START
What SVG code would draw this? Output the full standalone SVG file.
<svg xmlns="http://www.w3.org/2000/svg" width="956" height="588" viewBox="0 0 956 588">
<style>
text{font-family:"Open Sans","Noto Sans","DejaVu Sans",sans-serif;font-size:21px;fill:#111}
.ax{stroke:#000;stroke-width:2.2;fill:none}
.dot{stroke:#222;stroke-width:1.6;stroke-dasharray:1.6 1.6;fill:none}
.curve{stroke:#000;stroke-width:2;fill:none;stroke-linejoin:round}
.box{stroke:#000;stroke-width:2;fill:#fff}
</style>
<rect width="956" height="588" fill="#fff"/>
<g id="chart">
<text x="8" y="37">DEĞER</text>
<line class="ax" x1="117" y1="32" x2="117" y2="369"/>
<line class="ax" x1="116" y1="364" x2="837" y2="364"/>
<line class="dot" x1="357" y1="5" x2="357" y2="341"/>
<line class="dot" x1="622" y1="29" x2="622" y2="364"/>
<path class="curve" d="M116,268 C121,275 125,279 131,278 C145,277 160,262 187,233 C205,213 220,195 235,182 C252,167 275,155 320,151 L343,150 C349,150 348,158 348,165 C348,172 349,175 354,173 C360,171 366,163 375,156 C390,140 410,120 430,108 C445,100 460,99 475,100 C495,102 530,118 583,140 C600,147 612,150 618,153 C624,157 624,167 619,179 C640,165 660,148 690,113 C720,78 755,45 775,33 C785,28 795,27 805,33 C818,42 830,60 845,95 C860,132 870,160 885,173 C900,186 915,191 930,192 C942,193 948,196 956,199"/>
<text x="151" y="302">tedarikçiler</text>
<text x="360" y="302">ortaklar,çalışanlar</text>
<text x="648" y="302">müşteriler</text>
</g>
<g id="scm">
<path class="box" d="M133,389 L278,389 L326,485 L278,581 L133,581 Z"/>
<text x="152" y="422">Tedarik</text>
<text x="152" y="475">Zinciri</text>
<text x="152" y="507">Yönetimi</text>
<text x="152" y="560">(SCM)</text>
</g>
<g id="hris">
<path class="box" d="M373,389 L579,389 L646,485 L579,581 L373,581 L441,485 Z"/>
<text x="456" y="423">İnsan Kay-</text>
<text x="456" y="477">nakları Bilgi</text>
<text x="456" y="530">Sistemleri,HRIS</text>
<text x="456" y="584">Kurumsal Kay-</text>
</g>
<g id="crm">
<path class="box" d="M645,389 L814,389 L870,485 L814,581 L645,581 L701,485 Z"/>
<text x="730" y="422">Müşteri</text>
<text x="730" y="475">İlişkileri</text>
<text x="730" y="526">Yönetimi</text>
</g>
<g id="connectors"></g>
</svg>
END
[EXERCISE REQUIREMENTS]
Print all the data exactly.

[WRITTEN ANSWER]
What SVG code would draw this? Output the full standalone SVG file.
<svg xmlns="http://www.w3.org/2000/svg" width="956" height="588" viewBox="0 0 956 588">
<style>
text{font-family:"Open Sans","Noto Sans","DejaVu Sans",sans-serif;font-size:21px;fill:#111}
.ax{stroke:#000;stroke-width:2.2;fill:none}
.dot{stroke:#222;stroke-width:1.6;stroke-dasharray:1.6 1.6;fill:none}
.curve{stroke:#000;stroke-width:2;fill:none;stroke-linejoin:round}
.box{stroke:#000;stroke-width:2;fill:#fff}
</style>
<rect width="956" height="588" fill="#fff"/>
<g id="chart">
<text x="8" y="37">DEĞER</text>
<line class="ax" x1="117" y1="32" x2="117" y2="369"/>
<line class="ax" x1="116" y1="364" x2="837" y2="364"/>
<line class="dot" x1="357" y1="5" x2="357" y2="341"/>
<line class="dot" x1="622" y1="29" x2="622" y2="364"/>
<path class="curve" d="M116,268 C121,275 125,279 131,278 C145,277 160,262 187,233 C205,213 220,195 235,182 C252,167 275,155 320,151 L343,150 C349,150 348,158 348,165 C348,172 349,175 354,173 C360,171 366,163 375,156 C390,140 410,120 430,108 C445,100 460,99 475,100 C495,102 530,118 583,140 C600,147 612,150 618,153 C624,157 624,167 619,179 C640,165 660,148 690,113 C720,78 755,45 775,33 C785,28 795,27 805,33 C818,42 830,60 845,95 C860,132 870,160 885,173 C900,186 915,191 930,192 C942,193 948,196 956,199"/>
<text x="151" y="302">tedarikçiler</text>
<text x="360" y="302">ortaklar,çalışanlar</text>
<text x="648" y="302">müşteriler</text>
</g>
<g id="scm">
<path class="box" d="M133,389 L278,389 L326,485 L278,581 L133,581 Z"/>
<text x="152" y="422">Tedarik</text>
<text x="152" y="475">Zinciri</text>
<text x="152" y="507">Yönetimi</text>
<text x="152" y="560">(SCM)</text>
</g>
<g id="hris">
<path class="box" d="M373,389 L579,389 L646,485 L579,581 L373,581 L441,485 Z"/>
<text x="456" y="423">İnsan Kay-</text>
<text x="456" y="477">nakları Bilgi</text>
<text x="456" y="530">Sistemleri,HRIS</text>
<text x="456" y="584">Kurumsal Kay-</text>
</g>
<g id="crm">
<path class="box" d="M645,389 L814,389 L870,485 L814,581 L645,581 L701,485 Z"/>
<text x="730" y="422">Müşteri</text>
<text x="730" y="475">İlişkileri</text>
<text x="730" y="526">Yönetimi</text>
</g>
<g id="connectors"></g>
</svg>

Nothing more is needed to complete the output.